In the wheel of life, mice are really enjoying themselves.
Dutch researchers placed hamster wheels in natural settings to conduct an experiment into whether mice would actually run on the wheels for their own enjoyment. And it turns out, they did.
Johanna H. Meijer and Yuri Roberts, of Leiden University Medical Center in the Netherlands, placed the exercise wheels outdoors in a yard garden and dune area, and were surprised to find multiple mice who chose to run on the wheels as well as other animals.
"Mice and some shrews, rats and frogs were seen to leave the wheel and then enter it again within minutes in order to continue wheel running.

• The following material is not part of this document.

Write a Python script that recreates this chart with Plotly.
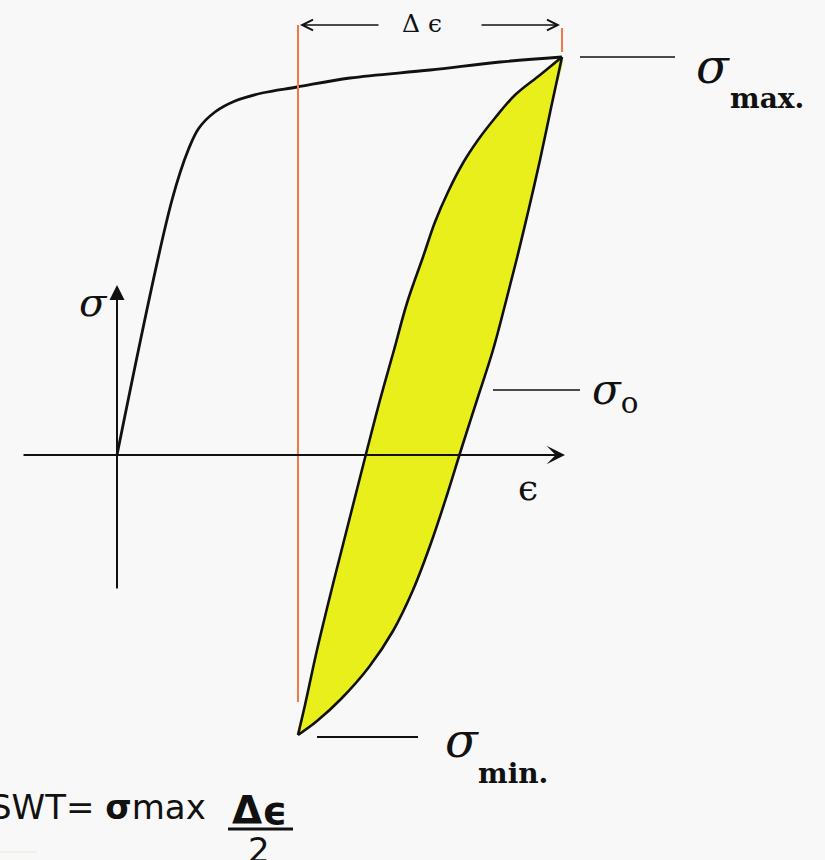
import plotly.graph_objects as go

# ---- stress–strain data (strain in arbitrary units, stress in arbitrary units) ----
# first (monotonic) loading curve
mono_eps = [0.00, 0.55, 0.72, 0.82, 0.98, 1.18, 1.45, 1.80, 2.33, 3.13, 3.83, 4.45]
mono_sig = [0.00, 2.55, 3.07, 3.27, 3.43, 3.54, 3.62, 3.68, 3.77, 3.85, 3.93, 3.98]

# unloading branch of the hysteresis loop: sigma_max -> sigma_min
down_eps = [4.45, 4.23, 3.98, 3.78, 3.61, 3.46, 3.31, 3.18, 3.06, 2.90, 2.77, 2.63, 2.50, 2.34, 2.17, 2.00, 1.88, 1.81]
down_sig = [3.98, 3.80, 3.60, 3.37, 3.15, 2.92, 2.63, 2.33, 1.98, 1.52, 1.05, 0.55, 0.05, -0.58, -1.25, -1.95, -2.50, -2.80]

# reloading branch of the hysteresis loop: sigma_min -> sigma_max
up_eps = [1.81, 2.00, 2.24, 2.52, 2.76, 2.96, 3.14, 3.30, 3.44, 3.60, 3.76, 3.88, 4.00, 4.12, 4.23, 4.34, 4.45]
up_sig = [-2.80, -2.66, -2.44, -2.12, -1.76, -1.35, -0.88, -0.40, 0.05, 0.55, 1.05, 1.50, 1.97, 2.47, 2.95, 3.47, 3.98]

# characteristic values of the loop
eps_min, eps_max = 1.81, 4.45
sig_min, sig_max = -2.80, 3.98
sig_o = 0.65

BLACK = "#111111"
RED = "#f37848"
YELLOW = "#e8ef1a"
SERIF = "DejaVu Serif"
SANS = "DejaVu Sans"

fig = go.Figure()

# filled loop
fig.add_trace(go.Scatter(
    x=up_eps + down_eps[1:], y=up_sig + down_sig[1:],
    mode="lines", fill="toself", fillcolor=YELLOW,
    line=dict(width=0, shape="spline", smoothing=1.0),
    hoverinfo="skip", showlegend=False))

# loop outline
for xs, ys in ((up_eps, up_sig), (down_eps, down_sig)):
    fig.add_trace(go.Scatter(
        x=xs, y=ys, mode="lines",
        line=dict(color=BLACK, width=2.6, shape="spline", smoothing=1.0),
        hoverinfo="skip", showlegend=False))

# monotonic curve
fig.add_trace(go.Scatter(
    x=mono_eps, y=mono_sig, mode="lines",
    line=dict(color=BLACK, width=2.8, shape="spline", smoothing=1.0),
    hoverinfo="skip", showlegend=False))

shapes = [
    # strain-range markers
    dict(type="line", x0=eps_min, x1=eps_min, y0=-2.47, y1=4.30,
         line=dict(color=RED, width=2)),
    dict(type="line", x0=eps_max, x1=eps_max, y0=4.03, y1=4.27,
         line=dict(color=RED, width=2)),
    # leader lines
    dict(type="line", x0=eps_max + 0.18, x1=eps_max + 1.13, y0=sig_max, y1=sig_max,
         line=dict(color=BLACK, width=1.6)),
    dict(type="line", x0=3.76, x1=4.63, y0=sig_o, y1=sig_o,
         line=dict(color=BLACK, width=1.6)),
    dict(type="line", x0=2.00, x1=3.01, y0=sig_min - 0.02, y1=sig_min - 0.02,
         line=dict(color=BLACK, width=1.8)),
    # fraction bar of the formula
    dict(type="line", x0=1.11, x1=1.76, y0=-3.74, y1=-3.74,
         line=dict(color=BLACK, width=3)),
    dict(type="line", x0=-1.17, x1=-0.80, y0=-3.97, y1=-3.97,
         line=dict(color="#ece6da", width=1)),
]

ann = []


def arrow(x, y, ax, ay, head, width, size):
    ann.append(dict(x=x, y=y, ax=ax, ay=ay, xref="x", yref="y", axref="x", ayref="y",
                    text="", showarrow=True, arrowhead=head, arrowwidth=width,
                    arrowsize=size, arrowcolor=BLACK, standoff=0, startstandoff=0))


# coordinate axes
arrow(4.48, 0.0, -0.95, 0.0, 3, 2.2, 1.4)
arrow(0.0, 1.70, 0.0, -1.35, 2, 2.0, 1.5)
# strain range arrows
arrow(eps_min + 0.02, 4.30, 2.63, 4.30, 5, 1.4, 1.5)
arrow(eps_max - 0.02, 4.30, 3.63, 4.30, 5, 1.4, 1.5)


def label(x, y, text, size, family=SERIF, xanchor="center"):
    ann.append(dict(x=x, y=y, xref="x", yref="y", text=text, showarrow=False,
                    xanchor=xanchor, yanchor="middle",
                    font=dict(family=family, size=size, color=BLACK)))


label(3.05, 4.32, "Δ ϵ", 25)
label(5.96, 3.89, "<i>σ</i>", 48)
label(6.50, 3.57, "<b>max.</b>", 28)
label(4.98, 0.63, "<i>σ</i><sub>o</sub>", 42)
label(3.45, -2.85, "<i>σ</i>", 48)
label(3.96, -3.18, "<b>min.</b>", 28)
label(4.11, -0.32, "ϵ", 36)
label(-0.24, 1.53, "<i>σ</i>", 40)

# SWT parameter formula
label(0.91, -3.52, "SWT= <b>σ</b>max", 34, SANS, "right")
label(1.42, -3.55, "<b>Δϵ</b>", 39, SANS)
label(1.42, -3.95, "2", 34, SANS)

fig.update_layout(
    width=825, height=860, autosize=False,
    margin=dict(l=0, r=0, t=0, b=0),
    paper_bgcolor="#f8f8f8", plot_bgcolor="#f8f8f8",
    xaxis=dict(range=[-1.17, 7.08], visible=False, fixedrange=True),
    yaxis=dict(range=[-4.05, 4.55], visible=False, fixedrange=True),
    shapes=shapes, annotations=ann, showlegend=False,
)

fig.write_html("out.html")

This observation indicates that wheel running may well be intentional rather than unintentional for these animals," the pair wrote in their study, called "Wheel Running in the Wild."
They did not immediately respond to ABC News' request for comment.
The researchers said that they were inspired to look into whether mice enjoyed running on the wheels after controversy over mice being held captive for experiments at research universities.
"Wheel running is often used in the laboratory for triggering enhanced activity levels, despite the common objection that this behaviour is an artefact of captivity and merely signifies neurosis or stereotypy," they wrote.
"In a time when lifestyle in general and lack of exercise in particular are a major cause of disease in the modern world, research into physical activity is of utmost importance. Our findings may help alleviate the main concern regarding the use of running wheels in research on exercise," they said.